On Tue, Jul 8, 2025 at 12:59 PM Sean Christopherson <seanjc@xxxxxxxxxx> wrote:
>
> On Tue, Jul 08, 2025, Vishal Annapurve wrote:
> > On Tue, Jul 8, 2025 at 11:03 AM Sean Christopherson <seanjc@xxxxxxxxxx> wrote:
> > Few points that seem important here:
> > 1) Userspace can and should be able to only dictate if memory contents
> > need to be preserved on shared to private conversion.
>
> No, I was wrong, pKVM has use cases where it's desirable to preserve data on
> private => shared conversions.
>
> Side topic, if you're going to use fancy indentation, align the indentation so
> it's actually readable.
>
> >   -> For SNP/TDX VMs:
> >        * Only usecase for preserving contents is initial memory
> >          population, which can be achieved by:
> >               -  Userspace converting the ranges to shared, populating the contents,
> >                  converting them back to private and then calling SNP/TDX specific
> >                  existing ABI functions.
> >        * For runtime conversions, guest_memfd can't ensure memory contents are
> >          preserved during shared to private conversions as the architectures
> >          don't support that behavior.
> >        * So IMO, this "preserve" flag doesn't make sense for SNP/TDX VMs, even
>
> It makes sense, it's just not supported by the architecture *at runtime*.  Case
> in point, *something* needs to allow preserving data prior to launching the VM.
> If we want to go with the PRIVATE => SHARED => FILL => PRIVATE approach for TDX
> and SNP, then we'll probably want to allow PRESERVE only until the VM image is
> finalized.

Maybe we can simplify the story a bit here for today, how about:
1) For shared to private conversions:
       * Is it safe to say that the conversion itself is always
content preserving, it's upto the
           architecture what it does with memory contents on the private faults?

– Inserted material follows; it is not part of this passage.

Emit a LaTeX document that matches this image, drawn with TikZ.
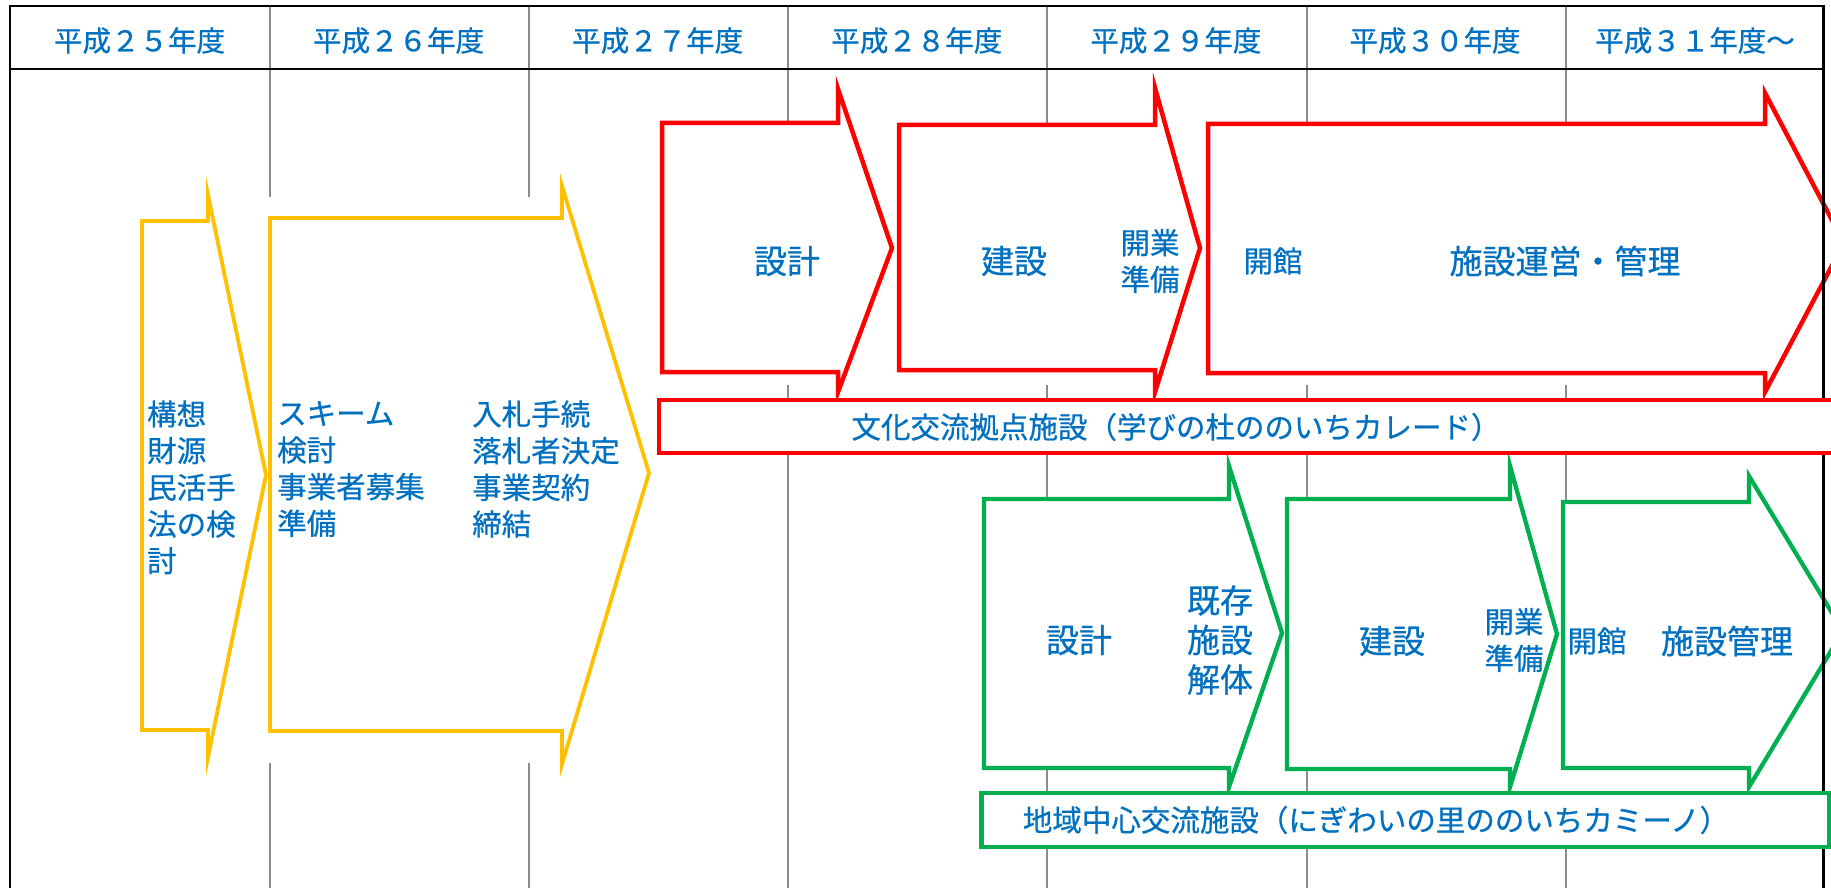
\documentclass[tikz,border=0pt]{standalone}
\usepackage{fontspec}
\setmainfont{Noto Sans CJK JP}[FakeBold=0.6]
\definecolor{tblue}{HTML}{0070C0}
\definecolor{cred}{HTML}{FF0000}
\definecolor{cyellow}{HTML}{FFC000}
\definecolor{cgreen}{HTML}{00B050}
\definecolor{cgray}{HTML}{8C8C8C}
\begin{document}
\begin{tikzpicture}[x=1pt,y=-1pt,
  txt/.style={text=tblue, inner sep=0pt, font=\fontsize{29.5}{36.7}\selectfont, align=center},
  txtl/.style={txt, align=left, anchor=west},
  big/.style={txt, font=\fontsize{33}{39.6}\selectfont},
  hdr/.style={txt, font=\fontsize{28.5}{34}\selectfont},
  gridline/.style={draw=cgray, line width=1.2pt},
  border/.style={draw=black, line width=2.8pt, line join=miter},
  yarrow/.style={draw=cyellow, line width=3.8pt, fill=white, line join=miter, miter limit=12},
  rarrow/.style={draw=cred, line width=4.5pt, fill=white, line join=miter, miter limit=12},
  garrow/.style={draw=cgreen, line width=4.3pt, fill=white, line join=miter, miter limit=12},
  rbox/.style={draw=cred, line width=4.5pt, fill=white},
  gbox/.style={draw=cgreen, line width=4.3pt, fill=white}]
\clip (0,0) rectangle (1831,888);
\fill[white] (0,0) rectangle (1831,888);
% grid lines (gray)
\foreach \x in {270,529} {\draw[gridline] (\x,6) -- (\x,197) (\x,763) -- (\x,888);}
\draw[gridline] (788,6) -- (788,133) (788,385) -- (788,400) (788,453) -- (788,888);
\foreach \x in {1047,1307} {\draw[gridline] (\x,6) -- (\x,133) (\x,385) -- (\x,400) (\x,453) -- (\x,513) (\x,764) -- (\x,793) (\x,847) -- (\x,888);}
\draw[gridline] (1566,6) -- (1566,133) (1566,385) -- (1566,400) (1566,453) -- (1566,500) (1566,847) -- (1566,888);
% yellow arrows
\draw[yarrow] (142,221) -- (208,221) -- (208,195) -- (266,475) -- (208,757) -- (208,730) -- (142,730) -- cycle;
\draw[yarrow] (270,218) -- (562,218) -- (562,186) -- (649,473) -- (562,764) -- (562,731) -- (270,731) -- cycle;
% red arrows
\draw[rarrow] (662,123) -- (838,123) -- (838,89) -- (892,248) -- (838,392) -- (838,372) -- (662,372) -- cycle;
\draw[rarrow] (899,125) -- (1155,125) -- (1155,88) -- (1200,248) -- (1155,392) -- (1155,370) -- (899,370) -- cycle;
\draw[rarrow] (1208,124) -- (1765,124) -- (1765,93) -- (1844,243) -- (1765,392) -- (1765,373) -- (1208,373) -- cycle;
% green arrows
\draw[garrow] (984,499) -- (1229,499) -- (1229,466) -- (1282,633) -- (1229,787) -- (1229,768) -- (984,768) -- cycle;
\draw[garrow] (1287,499) -- (1510,499) -- (1510,466) -- (1557,634) -- (1510,787) -- (1510,769) -- (1287,769) -- cycle;
\draw[garrow] (1563,502) -- (1749,502) -- (1749,476) -- (1843,631) -- (1749,787) -- (1749,768) -- (1563,768) -- cycle;
% table border
\draw[border] (10,888) -- (10,6) -- (1823.5,6) -- (1823.5,888);
\draw[border] (10,69) -- (1823.5,69);
% label boxes
\draw[rbox] (659,400) rectangle (1850,453);
\draw[gbox] (981.5,793) rectangle (1829,847);
% header
\node[hdr] (h25) at (139.6,40.5) {平成２５年度};
\node[hdr] (h26) at (398.6,40.5) {平成２６年度};
\node[hdr] (h27) at (657.7,40.5) {平成２７年度};
\node[hdr] (h28) at (916.8,40.5) {平成２８年度};
\node[hdr] (h29) at (1175.9,40.5) {平成２９年度};
\node[hdr] (h30) at (1435,40.5) {平成３０年度};
\node[hdr] (h31) at (1695,40.5) {平成３１年度～};
% yellow texts
\node[txtl] (y1) at (147,487.3) {構想\\財源\\民活手\\法の検\\討};
\node[txtl] (y2a) at (277,469) {スキーム\\検討\\事業者募集\\準備};
\node[txtl] (y2b) at (472,469) {入札手続\\落札者決定\\事業契約\\締結};
% red texts
\node[big] (r1) at (787,261) {設計};
\node[big] (r2) at (1014,261) {建設};
\node[txt] (r2b) at (1150,261) {開業\\準備};
\node[txt] (r3a) at (1273,261) {開館};
\node[big] (r3b) at (1565,261) {施設運営・管理};
\node[txt] (rlabel) at (1176,427) {文化交流拠点施設（学びの杜ののいちカレード）};
% green texts
\node[big] (g1) at (1079,640) {設計};
\node[big] (g1b) at (1220,640) {既存\\施設\\解体};
\node[big] (g2) at (1392,641) {建設};
\node[txt] (g2b) at (1514,640) {開業\\準備};
\node[txt] (g3a) at (1597,641) {開館};
\node[big] (g3b) at (1727,641) {施設管理};
\node[txt] (glabel) at (1376,820) {地域中心交流施設（にぎわいの里ののいちカミーノ）};
\end{tikzpicture}
\end{document}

                 - During initial memory setup, userspace can control
how private memory would
                   be faulted in by architecture supported ABI operations.

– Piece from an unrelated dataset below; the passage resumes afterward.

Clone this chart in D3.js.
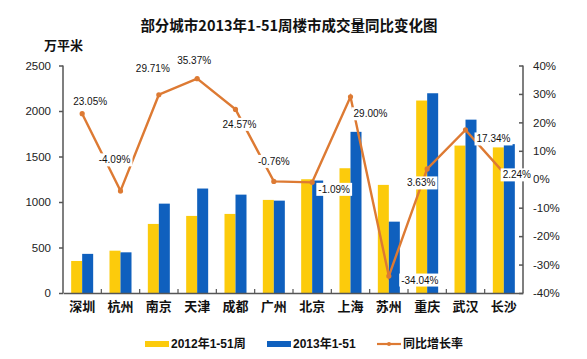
<!DOCTYPE html>
<html><head><meta charset="utf-8">
<script src="https://cdn.jsdelivr.net/npm/d3@7"></script>
<style>
html,body{margin:0;padding:0;background:#fff;}
svg{display:block;}
</style>
</head><body>
<div id="chart"></div>
<script>
const categories = ["深圳","杭州","南京","天津","成都","广州","北京","上海","苏州","重庆","武汉","长沙"];
const seriesNames = ["2012年1-51周","2013年1-51","同比增长率"];
const values2012 = [352, 465, 759, 847, 869, 1023, 1250, 1371, 1188, 2115, 1620, 1600];
const values2013 = [430, 447, 982, 1148, 1081, 1015, 1236, 1771, 784, 2195, 1905, 1636];
const growth = [23.05, -4.09, 29.71, 35.37, 24.57, -0.76, -1.09, 29.00, -34.04, 3.63, 17.34, 2.24];
const leftTicks = [0, 500, 1000, 1500, 2000, 2500];
const rightTicks = [-40, -30, -20, -10, 0, 10, 20, 30, 40];

// layout: label offsets (dx, dy) relative to each line point
const labelOffsets = [[8,-12],[-6,-31],[-6,-26],[-3,-18],[4,15],[0,-20],[22,7],[20,17],[31,4],[-6,14],[28,9],[13,2]];

const W = 587, H = 359;
const m = {left:63, right:523, top:65.5, bottom:293};
const colors = {y2012:"#FCCB0C", y2013:"#0F60BE", line:"#DD7A33", axis:"#555"};

const svg = d3.select("#chart").append("svg").attr("width", W).attr("height", H)
  .style("font-family","Arial, 'Liberation Sans', sans-serif");

const x0 = d3.scaleBand().domain(categories).range([m.left, m.right]).padding(0);
const step = x0.bandwidth();
const x1 = d3.scaleBand().domain(["a","b"]).range([step/2 - 11, step/2 + 11]).padding(0);
const yL = d3.scaleLinear().domain([0, 2500]).range([m.bottom, m.top]);
const yR = d3.scaleLinear().domain([-40, 40]).range([m.bottom, m.top]);

// title
svg.append("text").attr("x", 289).attr("y", 30.5).attr("text-anchor","middle")
  .style("font-family","'Noto Sans CJK SC', sans-serif").style("font-weight","700")
  .style("font-size","14.5px").attr("fill","#111")
  .text("部分城市2013年1-51周楼市成交量同比变化图");
svg.append("text").attr("x", 44).attr("y", 50)
  .style("font-family","'Noto Sans CJK SC', sans-serif").style("font-weight","700")
  .style("font-size","13px").attr("fill","#111").text("万平米");

// bars
const g = svg.append("g");
categories.forEach((c, i) => {
  g.append("rect").attr("x", x0(c) + x1("a")).attr("width", x1.bandwidth())
    .attr("y", yL(values2012[i])).attr("height", yL(0) - yL(values2012[i]))
    .attr("fill", colors.y2012);
  g.append("rect").attr("x", x0(c) + x1("b")).attr("width", x1.bandwidth())
    .attr("y", yL(values2013[i])).attr("height", yL(0) - yL(values2013[i]))
    .attr("fill", colors.y2013);
});

// axes
const axL = svg.append("g").attr("transform", `translate(${m.left},0)`)
  .call(d3.axisLeft(yL).tickValues(leftTicks).tickSize(4).tickPadding(8).tickFormat(d3.format("d")));
const axR = svg.append("g").attr("transform", `translate(${m.right},0)`)
  .call(d3.axisRight(yR).tickValues(rightTicks).tickSize(-4).tickPadding(10).tickFormat(d => d + "%"));
const axB = svg.append("g").attr("transform", `translate(0,${m.bottom})`)
  .call(d3.axisBottom(x0).tickSize(0).tickPadding(9));
[axL, axR].forEach(a => {
  a.select(".domain").attr("stroke", colors.axis).attr("stroke-width", 1.5);
  a.selectAll(".tick line").attr("stroke", colors.axis).attr("stroke-width", 1.5);
  a.selectAll(".tick text").style("font-size","11.5px").attr("fill","#222")
   .style("font-family","Arial, 'Liberation Sans', sans-serif");
});
axR.select(".domain").attr("d", `M0,${m.top}V${m.bottom}`);
axL.select(".domain").attr("d", `M0,${m.top}V${m.bottom}`);
axB.select(".domain").attr("stroke", colors.axis).attr("stroke-width", 1.5);
axB.selectAll(".tick text").style("font-size","13px").style("font-weight","700")
  .style("font-family","'Noto Sans CJK SC', sans-serif").attr("fill","#111");
// category boundary ticks
categories.slice(1).forEach(c => {
  axB.append("line").attr("x1", x0(c)).attr("x2", x0(c)).attr("y1", -4).attr("y2", 1)
    .attr("stroke", colors.axis).attr("stroke-width", 1.2);
});

// line
const cx = c => x0(c) + step/2;
const line = d3.line().x((d,i) => cx(categories[i])).y(d => yR(d));
svg.append("path").datum(growth).attr("d", line).attr("fill","none")
  .attr("stroke", colors.line).attr("stroke-width", 2.4);
svg.selectAll("circle.pt").data(growth).enter().append("circle")
  .attr("cx", (d,i) => cx(categories[i])).attr("cy", d => yR(d)).attr("r", 2.6)
  .attr("fill", colors.line);

// labels
growth.forEach((v, i) => {
  const px = cx(categories[i]) + labelOffsets[i][0];
  const py = yR(v) + labelOffsets[i][1];
  const t = v.toFixed(2) + "%";
  const lg = svg.append("g");
  const txt = lg.append("text").attr("x", px).attr("y", py).attr("text-anchor","middle")
    .attr("dominant-baseline","central").style("font-size","10px").attr("fill","#111").text(t);
  const bb = txt.node().getBBox();
  lg.insert("rect", "text").attr("x", bb.x - 2).attr("y", py - 6.5)
    .attr("width", bb.width + 4).attr("height", 13).attr("fill","#fff");
});

// legend
const leg = svg.append("g");
const ly = 344;
const legItems = [
  {x:145, type:"rect", color:colors.y2012, name:seriesNames[0]},
  {x:267, type:"rect", color:colors.y2013, name:seriesNames[1]},
  {x:377, type:"line", color:colors.line, name:seriesNames[2]}
];
legItems.forEach(it => {
  if (it.type === "rect") {
    leg.append("rect").attr("x", it.x).attr("y", ly - 3).attr("width", 24).attr("height", 6).attr("fill", it.color);
  } else {
    leg.append("line").attr("x1", it.x).attr("x2", it.x + 24).attr("y1", ly).attr("y2", ly)
      .attr("stroke", it.color).attr("stroke-width", 2.2);
    leg.append("circle").attr("cx", it.x + 12).attr("cy", ly).attr("r", 2).attr("fill", it.color);
  }
  leg.append("text").attr("x", it.x + 26).attr("y", ly).attr("dominant-baseline","central")
    .style("font-size","12px").style("font-weight","700")
    .style("font-family","Arial, 'Noto Sans CJK SC', sans-serif").attr("fill","#111").text(it.name);
});
</script>
</body></html>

                 - After initial memory setup, userspace can't control
how private memory would
                   be faulted in.
2) For private to shared conversions:
       * Architecture decides what should be done with the memory on
shared faults.
                 - guest_memfd can query architecture whether to zero
memory or not.

-> guest_memfd will only take on the responsibility of zeroing if
needed by the architecture on shared faults.
-> Architecture is responsible for the behavior on private faults.

In future, if there is a usecase for controlling runtime behavior of
private faults, architecture can expose additional ABI that userspace
can use after initiating guest_memfd conversion.